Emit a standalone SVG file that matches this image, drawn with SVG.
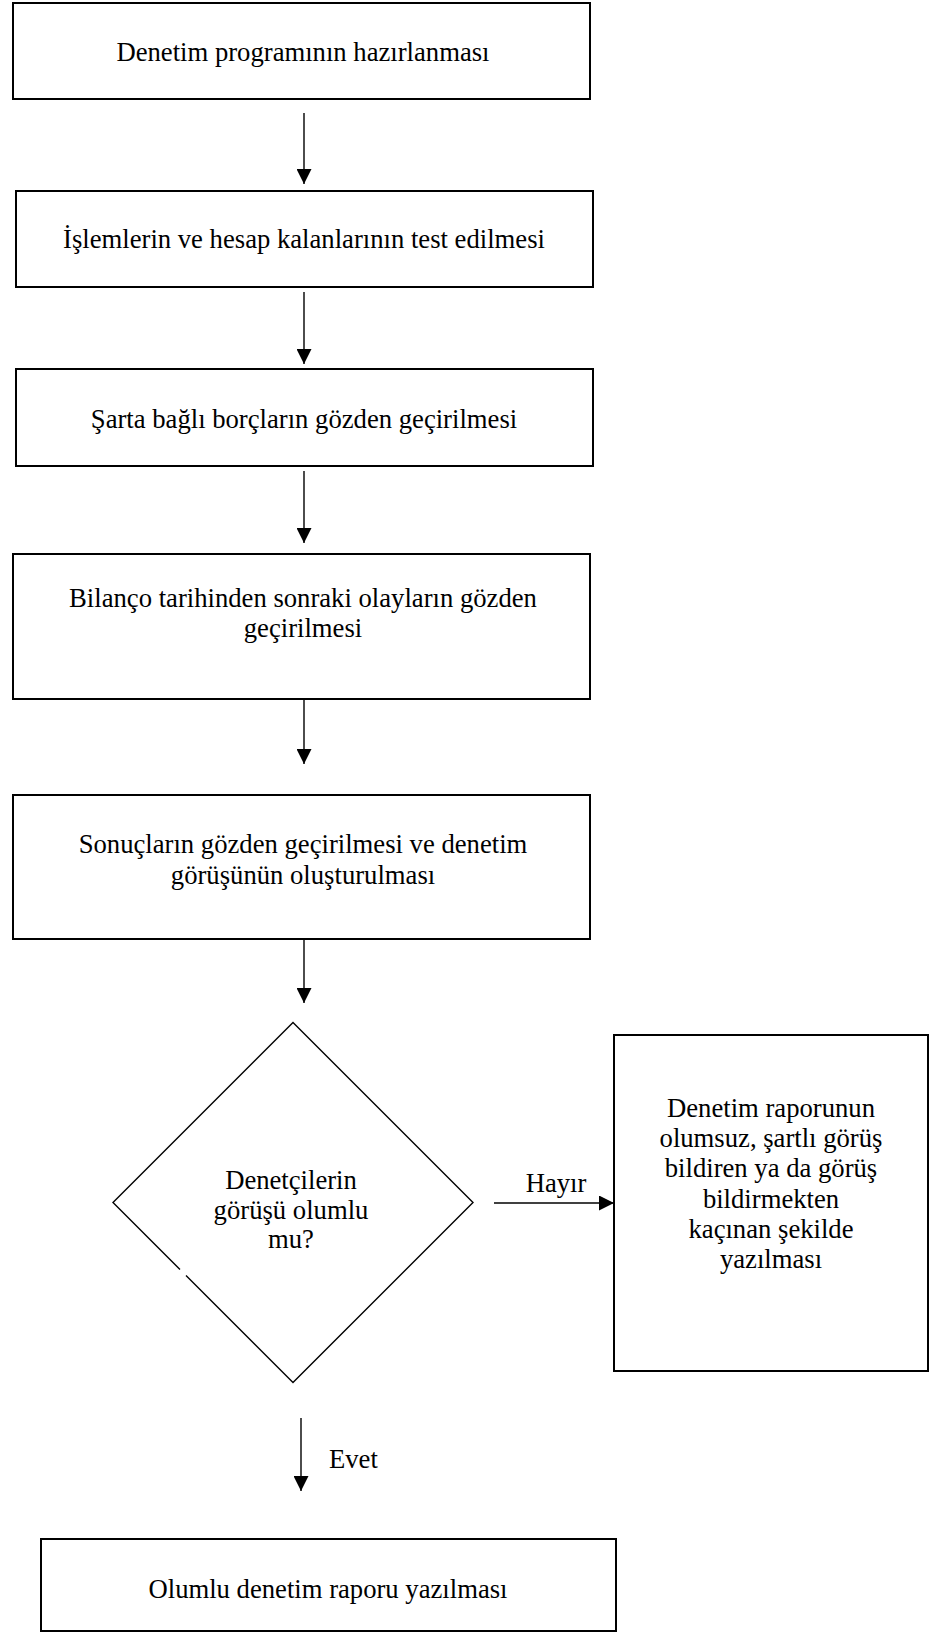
<svg xmlns="http://www.w3.org/2000/svg" width="936" height="1632" viewBox="0 0 936 1632">
<defs>
<style>
.box{fill:#fff;stroke:#000;stroke-width:2}
.dia{fill:none;stroke:#000;stroke-width:1.4}
.con{stroke:#000;stroke-width:1.4;fill:none}
.t{font-family:'Liberation Serif','Times New Roman',Tinos,serif;font-size:26.67px;fill:#000;text-anchor:middle}
.lbl{text-anchor:start}
</style>
<marker id="ah" markerUnits="userSpaceOnUse" markerWidth="15" markerHeight="15" refX="15" refY="7.5" orient="auto">
<path d="M0,0 L15,7.5 L0,15 z" fill="#000"/>
</marker>
</defs>
<rect width="936" height="1632" fill="#fff"/>
<g id="connectors">
<line class="con" x1="304" y1="113" x2="304" y2="184" marker-end="url(#ah)"/>
<line class="con" x1="304" y1="292" x2="304" y2="364" marker-end="url(#ah)"/>
<line class="con" x1="304" y1="471" x2="304" y2="543" marker-end="url(#ah)"/>
<line class="con" x1="304" y1="693" x2="304" y2="764" marker-end="url(#ah)"/>
<line class="con" x1="304" y1="939" x2="304" y2="1003" marker-end="url(#ah)"/>
<line class="con" x1="494" y1="1203" x2="614" y2="1203" marker-end="url(#ah)"/>
<text class="t" font-family="Liberation Serif, serif" x="556" y="1192">Hayır</text>
<line class="con" x1="301" y1="1418" x2="301" y2="1491" marker-end="url(#ah)"/>
<text class="t lbl" font-family="Liberation Serif, serif" x="329" y="1468">Evet</text>
</g>
<g id="n1" font-family="Liberation Serif, serif">
<rect class="box" x="13" y="3" width="577" height="96"/>
<text class="t" x="303" y="61">Denetim programının hazırlanması</text>
</g>
<g id="n2" font-family="Liberation Serif, serif">
<rect class="box" x="16" y="191" width="577" height="96"/>
<text class="t" x="304" y="248">İşlemlerin ve hesap kalanlarının test edilmesi</text>
</g>
<g id="n3" font-family="Liberation Serif, serif">
<rect class="box" x="16" y="369" width="577" height="97"/>
<text class="t" x="304" y="428">Şarta bağlı borçların gözden geçirilmesi</text>
</g>
<g id="n4" font-family="Liberation Serif, serif">
<rect class="box" x="13" y="554" width="577" height="145"/>
<text class="t" x="303" y="607">Bilanço tarihinden sonraki olayların gözden</text>
<text class="t" x="303" y="637">geçirilmesi</text>
</g>
<g id="n5" font-family="Liberation Serif, serif">
<rect class="box" x="13" y="795" width="577" height="144"/>
<text class="t" x="303" y="853">Sonuçların gözden geçirilmesi ve denetim</text>
<text class="t" x="303" y="884">görüşünün oluşturulması</text>
</g>
<g id="n6" font-family="Liberation Serif, serif">
<path class="dia" d="M180,1269.5 L113,1202.5 L293,1022.5 L473,1202.5 L293,1382.5 L186,1275.5"/>
<text class="t" x="291" y="1189">Denetçilerin</text>
<text class="t" x="291" y="1219">görüşü olumlu</text>
<text class="t" x="291" y="1248">mu?</text>
</g>
<g id="n7" font-family="Liberation Serif, serif">
<rect class="box" x="614" y="1035" width="314" height="336"/>
<text class="t" x="771" y="1117">Denetim raporunun</text>
<text class="t" x="771" y="1147">olumsuz, şartlı görüş</text>
<text class="t" x="771" y="1177">bildiren ya da görüş</text>
<text class="t" x="771" y="1208">bildirmekten</text>
<text class="t" x="771" y="1238">kaçınan şekilde</text>
<text class="t" x="771" y="1268">yazılması</text>
</g>
<g id="n8" font-family="Liberation Serif, serif">
<rect class="box" x="41" y="1539" width="575" height="92"/>
<text class="t" x="328" y="1598">Olumlu denetim raporu yazılması</text>
</g>
</svg>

★ ★ ★ ★ ★ ★ ★

• **Exercise goal**
Skip the images and write out the rest of the listing exactly.

• **Full response**
Emit a standalone SVG file that matches this image, drawn with SVG.
<svg xmlns="http://www.w3.org/2000/svg" width="936" height="1632" viewBox="0 0 936 1632">
<defs>
<style>
.box{fill:#fff;stroke:#000;stroke-width:2}
.dia{fill:none;stroke:#000;stroke-width:1.4}
.con{stroke:#000;stroke-width:1.4;fill:none}
.t{font-family:'Liberation Serif','Times New Roman',Tinos,serif;font-size:26.67px;fill:#000;text-anchor:middle}
.lbl{text-anchor:start}
</style>
<marker id="ah" markerUnits="userSpaceOnUse" markerWidth="15" markerHeight="15" refX="15" refY="7.5" orient="auto">
<path d="M0,0 L15,7.5 L0,15 z" fill="#000"/>
</marker>
</defs>
<rect width="936" height="1632" fill="#fff"/>
<g id="connectors">
<line class="con" x1="304" y1="113" x2="304" y2="184" marker-end="url(#ah)"/>
<line class="con" x1="304" y1="292" x2="304" y2="364" marker-end="url(#ah)"/>
<line class="con" x1="304" y1="471" x2="304" y2="543" marker-end="url(#ah)"/>
<line class="con" x1="304" y1="693" x2="304" y2="764" marker-end="url(#ah)"/>
<line class="con" x1="304" y1="939" x2="304" y2="1003" marker-end="url(#ah)"/>
<line class="con" x1="494" y1="1203" x2="614" y2="1203" marker-end="url(#ah)"/>
<text class="t" font-family="Liberation Serif, serif" x="556" y="1192">Hayır</text>
<line class="con" x1="301" y1="1418" x2="301" y2="1491" marker-end="url(#ah)"/>
<text class="t lbl" font-family="Liberation Serif, serif" x="329" y="1468">Evet</text>
</g>
<g id="n1" font-family="Liberation Serif, serif">
<rect class="box" x="13" y="3" width="577" height="96"/>
<text class="t" x="303" y="61">Denetim programının hazırlanması</text>
</g>
<g id="n2" font-family="Liberation Serif, serif">
<rect class="box" x="16" y="191" width="577" height="96"/>
<text class="t" x="304" y="248">İşlemlerin ve hesap kalanlarının test edilmesi</text>
</g>
<g id="n3" font-family="Liberation Serif, serif">
<rect class="box" x="16" y="369" width="577" height="97"/>
<text class="t" x="304" y="428">Şarta bağlı borçların gözden geçirilmesi</text>
</g>
<g id="n4" font-family="Liberation Serif, serif">
<rect class="box" x="13" y="554" width="577" height="145"/>
<text class="t" x="303" y="607">Bilanço tarihinden sonraki olayların gözden</text>
<text class="t" x="303" y="637">geçirilmesi</text>
</g>
<g id="n5" font-family="Liberation Serif, serif">
<rect class="box" x="13" y="795" width="577" height="144"/>
<text class="t" x="303" y="853">Sonuçların gözden geçirilmesi ve denetim</text>
<text class="t" x="303" y="884">görüşünün oluşturulması</text>
</g>
<g id="n6" font-family="Liberation Serif, serif">
<path class="dia" d="M180,1269.5 L113,1202.5 L293,1022.5 L473,1202.5 L293,1382.5 L186,1275.5"/>
<text class="t" x="291" y="1189">Denetçilerin</text>
<text class="t" x="291" y="1219">görüşü olumlu</text>
<text class="t" x="291" y="1248">mu?</text>
</g>
<g id="n7" font-family="Liberation Serif, serif">
<rect class="box" x="614" y="1035" width="314" height="336"/>
<text class="t" x="771" y="1117">Denetim raporunun</text>
<text class="t" x="771" y="1147">olumsuz, şartlı görüş</text>
<text class="t" x="771" y="1177">bildiren ya da görüş</text>
<text class="t" x="771" y="1208">bildirmekten</text>
<text class="t" x="771" y="1238">kaçınan şekilde</text>
<text class="t" x="771" y="1268">yazılması</text>
</g>
<g id="n8" font-family="Liberation Serif, serif">
<rect class="box" x="41" y="1539" width="575" height="92"/>
<text class="t" x="328" y="1598">Olumlu denetim raporu yazılması</text>
</g>
</svg>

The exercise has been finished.